WHAT TO WORK ON
Give the listing again character for character, but drop the images.

## Begin SOURCE MATERIAL

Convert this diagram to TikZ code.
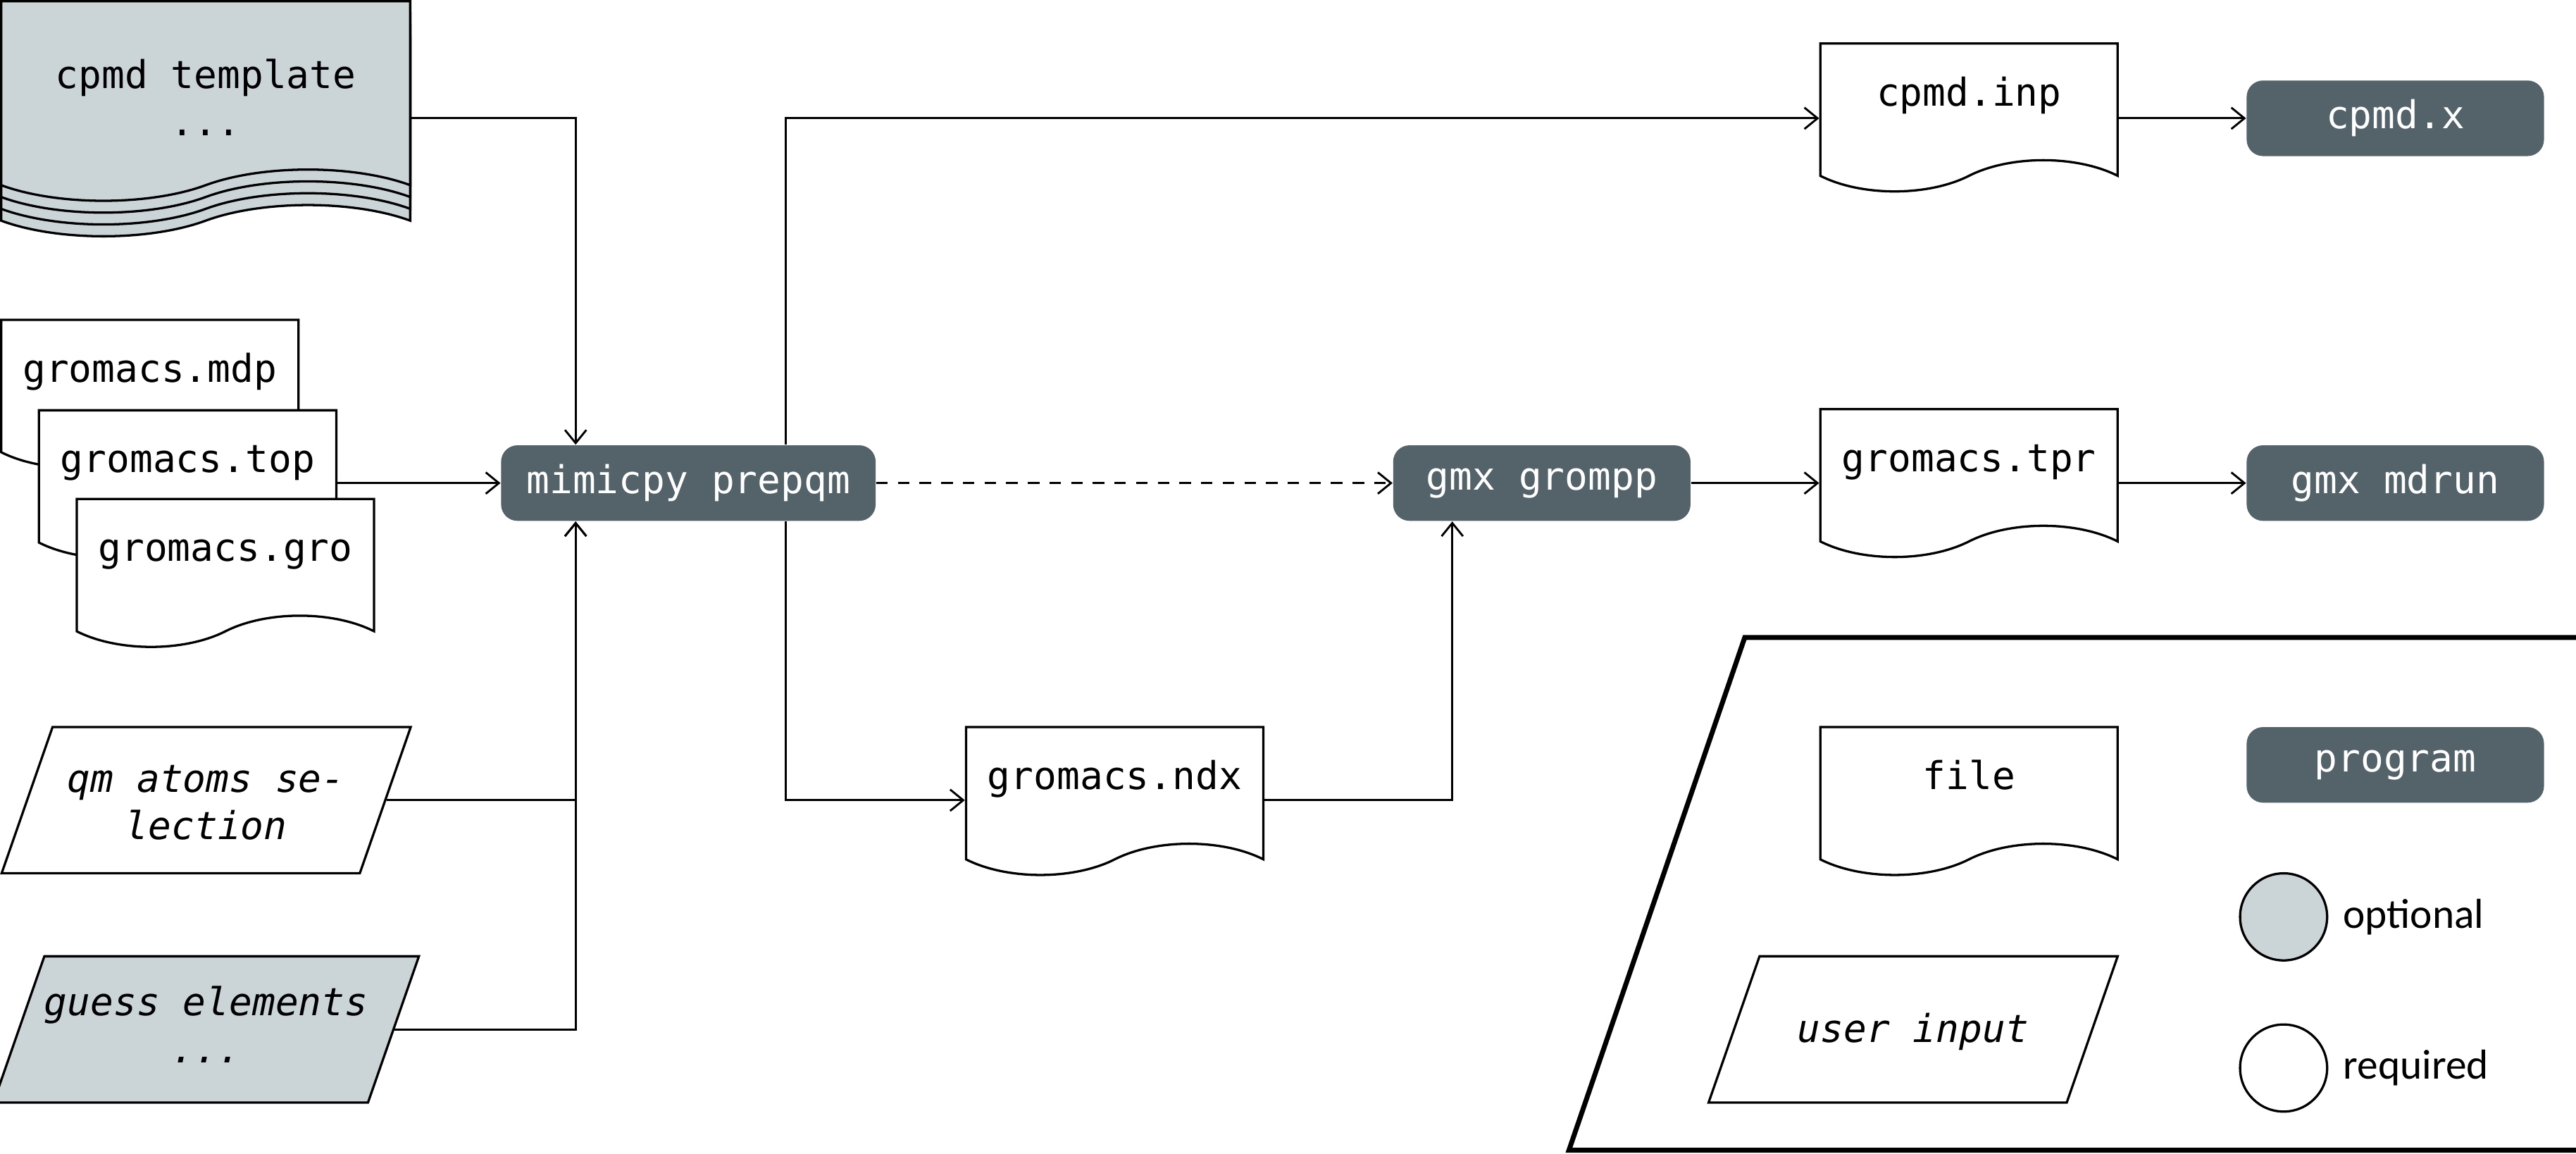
\documentclass[tikz,border=0pt]{standalone}
\usepackage{fontspec}
\setmonofont{DejaVu Sans Mono}
\newfontfamily\legendfont{Carlito}
\usetikzlibrary{arrows.meta,positioning,calc,shapes.geometric,shapes.symbols}
\definecolor{progfill}{RGB}{84,99,105}
\definecolor{optfill}{RGB}{203,212,215}
\newcommand\diagfont{\fontsize{13.3pt}{16.5pt}\selectfont\ttfamily}
\tikzset{
  sheet/.style={shape=tape, draw, line width=0.8pt, tape bend top=none, tape bend bottom=in and out, tape bend height=0.38cm, inner sep=0pt},
  doc/.style={sheet, fill=white, minimum width=3.62cm, minimum height=1.8cm, text height=0.6cm, text depth=0.5cm},
  stack/.style={sheet, fill=optfill, minimum width=4.98cm, minimum height=2.43cm, anchor=north west, align=center, text height=1.33cm, text depth=0.1cm},
  prog/.style={fill=progfill, text=white, rounded corners=0.2cm, minimum width=3.62cm, minimum height=0.92cm, inner sep=0pt},
  usr/.style={trapezium, trapezium left angle=70.8, trapezium right angle=109.2, trapezium stretches body, draw, line width=0.8pt, fill=white, minimum width=4.98cm, inner sep=0pt, text height=1.37cm, text depth=0.41cm, align=center, font=\diagfont\itshape},
  legdot/.style={circle, draw, line width=0.8pt, minimum size=1.06cm, inner sep=0pt},
  legtxt/.style={font=\legendfont\fontsize{14.5pt}{17pt}\selectfont, inner sep=1pt},
  arr/.style={-{Straight Barb[length=1.6mm, width=2.6mm]}, line width=0.7pt}}

\begin{document}
\begin{tikzpicture}[font=\diagfont]
  \useasboundingbox (0,0) rectangle (31.36,-14.04);
  % inputs
  \foreach \i/\d in {3/0.432,2/0.288,1/0.144} \node[stack] (tmpl\i) at (0,-\d) {};
  \node[stack] (tmpl) at (0,0) {cpmd template\\...};
  \node[doc, anchor=north west] (mdp) at (0,-3.88) {gromacs.mdp};
  \node[doc, anchor=north west] (top) at (0.46,-4.98) {gromacs.top};
  \node[doc, anchor=north west] (gro) at (0.92,-6.06) {gromacs.gro};
  \node[usr] (qm) at (2.51,-9.74) {qm atoms se-\\lection};
  \node[usr, fill=optfill, text height=1.3cm, text depth=0.48cm] (guess) at (2.51,-12.53) {guess elements\\...};
  % programs and outputs
  \node[prog, minimum width=4.56cm] (mimic) at (8.38,-5.88) {mimicpy prepqm};
  \node[prog] (grompp) at (18.77,-5.88) {gmx grompp};
  \node[prog] (mdrun) at (29.16,-5.88) {gmx mdrun};
  \node[prog] (cpmdx) at (29.16,-1.44) {cpmd.x};
  \node[doc] (inp) at (23.97,-1.24) {cpmd.inp};
  \node[doc] (tpr) at (23.97,-5.69) {gromacs.tpr};
  \node[doc] (ndx) at (13.57,-9.56) {gromacs.ndx};
  \coordinate (inA) at ($(mimic.north west)!0.2!(mimic.north east)$);
  \coordinate (inB) at ($(mimic.south west)!0.2!(mimic.south east)$);
  \coordinate (outA) at ($(mimic.north west)!0.76!(mimic.north east)$);
  \coordinate (outB) at ($(mimic.south west)!0.76!(mimic.south east)$);
  \coordinate (gIn) at ($(grompp.south west)!0.2!(grompp.south east)$);
  \draw[arr] (tmpl.east |- cpmdx.west) -| (inA);
  \draw[arr] (top.east |- mimic.west) -- (mimic.west);
  \draw[arr] (qm.east) -| (inB); \draw[arr] (guess.east) -| (inB);
  \draw[arr] (outA) |- (inp.west |- cpmdx.west); \draw[arr] (outB) |- (ndx.west |- qm.east);
  \draw[arr, dash pattern=on 4pt off 3.5pt] (mimic.east) -- (grompp.west);
  \draw[arr] (ndx.east |- qm.east) -| (gIn);
  \draw[arr] (grompp.east) -- (tpr.west |- grompp.east); \draw[arr] (tpr.east |- mdrun.west) -- (mdrun.west);
  \draw[arr] (inp.east |- cpmdx.west) -- (cpmdx.west);
  % legend
  \draw[line width=1.7pt] (31.6,-7.76) -- (21.24,-7.76) -- (19.1,-14.0) -- (31.6,-14.0);
  \node[doc] (file) at (23.97,-9.56) {file};
  \node[usr, text height=1.05cm, text depth=0.73cm] (user) at (23.29,-12.53) {user input};
  \node[prog] (program) at (29.16,-9.31) {program};
  \node[legdot, fill=optfill] (opt) at (27.8,-11.16) {};
  \node[legdot] (req) at (27.8,-13.0) {};
  \node[legtxt, right=0.14cm of opt] (optl) {optional};
  \node[legtxt, right=0.14cm of req] (reql) {required};
\end{tikzpicture}
\end{document}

## End SOURCE MATERIAL

THE COMPLETED TASK
Convert this diagram to TikZ code.
\documentclass[tikz,border=0pt]{standalone}
\usepackage{fontspec}
\setmonofont{DejaVu Sans Mono}
\newfontfamily\legendfont{Carlito}
\usetikzlibrary{arrows.meta,positioning,calc,shapes.geometric,shapes.symbols}
\definecolor{progfill}{RGB}{84,99,105}
\definecolor{optfill}{RGB}{203,212,215}
\newcommand\diagfont{\fontsize{13.3pt}{16.5pt}\selectfont\ttfamily}
\tikzset{
  sheet/.style={shape=tape, draw, line width=0.8pt, tape bend top=none, tape bend bottom=in and out, tape bend height=0.38cm, inner sep=0pt},
  doc/.style={sheet, fill=white, minimum width=3.62cm, minimum height=1.8cm, text height=0.6cm, text depth=0.5cm},
  stack/.style={sheet, fill=optfill, minimum width=4.98cm, minimum height=2.43cm, anchor=north west, align=center, text height=1.33cm, text depth=0.1cm},
  prog/.style={fill=progfill, text=white, rounded corners=0.2cm, minimum width=3.62cm, minimum height=0.92cm, inner sep=0pt},
  usr/.style={trapezium, trapezium left angle=70.8, trapezium right angle=109.2, trapezium stretches body, draw, line width=0.8pt, fill=white, minimum width=4.98cm, inner sep=0pt, text height=1.37cm, text depth=0.41cm, align=center, font=\diagfont\itshape},
  legdot/.style={circle, draw, line width=0.8pt, minimum size=1.06cm, inner sep=0pt},
  legtxt/.style={font=\legendfont\fontsize{14.5pt}{17pt}\selectfont, inner sep=1pt},
  arr/.style={-{Straight Barb[length=1.6mm, width=2.6mm]}, line width=0.7pt}}

\begin{document}
\begin{tikzpicture}[font=\diagfont]
  \useasboundingbox (0,0) rectangle (31.36,-14.04);
  % inputs
  \foreach \i/\d in {3/0.432,2/0.288,1/0.144} \node[stack] (tmpl\i) at (0,-\d) {};
  \node[stack] (tmpl) at (0,0) {cpmd template\\...};
  \node[doc, anchor=north west] (mdp) at (0,-3.88) {gromacs.mdp};
  \node[doc, anchor=north west] (top) at (0.46,-4.98) {gromacs.top};
  \node[doc, anchor=north west] (gro) at (0.92,-6.06) {gromacs.gro};
  \node[usr] (qm) at (2.51,-9.74) {qm atoms se-\\lection};
  \node[usr, fill=optfill, text height=1.3cm, text depth=0.48cm] (guess) at (2.51,-12.53) {guess elements\\...};
  % programs and outputs
  \node[prog, minimum width=4.56cm] (mimic) at (8.38,-5.88) {mimicpy prepqm};
  \node[prog] (grompp) at (18.77,-5.88) {gmx grompp};
  \node[prog] (mdrun) at (29.16,-5.88) {gmx mdrun};
  \node[prog] (cpmdx) at (29.16,-1.44) {cpmd.x};
  \node[doc] (inp) at (23.97,-1.24) {cpmd.inp};
  \node[doc] (tpr) at (23.97,-5.69) {gromacs.tpr};
  \node[doc] (ndx) at (13.57,-9.56) {gromacs.ndx};
  \coordinate (inA) at ($(mimic.north west)!0.2!(mimic.north east)$);
  \coordinate (inB) at ($(mimic.south west)!0.2!(mimic.south east)$);
  \coordinate (outA) at ($(mimic.north west)!0.76!(mimic.north east)$);
  \coordinate (outB) at ($(mimic.south west)!0.76!(mimic.south east)$);
  \coordinate (gIn) at ($(grompp.south west)!0.2!(grompp.south east)$);
  \draw[arr] (tmpl.east |- cpmdx.west) -| (inA);
  \draw[arr] (top.east |- mimic.west) -- (mimic.west);
  \draw[arr] (qm.east) -| (inB); \draw[arr] (guess.east) -| (inB);
  \draw[arr] (outA) |- (inp.west |- cpmdx.west); \draw[arr] (outB) |- (ndx.west |- qm.east);
  \draw[arr, dash pattern=on 4pt off 3.5pt] (mimic.east) -- (grompp.west);
  \draw[arr] (ndx.east |- qm.east) -| (gIn);
  \draw[arr] (grompp.east) -- (tpr.west |- grompp.east); \draw[arr] (tpr.east |- mdrun.west) -- (mdrun.west);
  \draw[arr] (inp.east |- cpmdx.west) -- (cpmdx.west);
  % legend
  \draw[line width=1.7pt] (31.6,-7.76) -- (21.24,-7.76) -- (19.1,-14.0) -- (31.6,-14.0);
  \node[doc] (file) at (23.97,-9.56) {file};
  \node[usr, text height=1.05cm, text depth=0.73cm] (user) at (23.29,-12.53) {user input};
  \node[prog] (program) at (29.16,-9.31) {program};
  \node[legdot, fill=optfill] (opt) at (27.8,-11.16) {};
  \node[legdot] (req) at (27.8,-13.0) {};
  \node[legtxt, right=0.14cm of opt] (optl) {optional};
  \node[legtxt, right=0.14cm of req] (reql) {required};
\end{tikzpicture}
\end{document}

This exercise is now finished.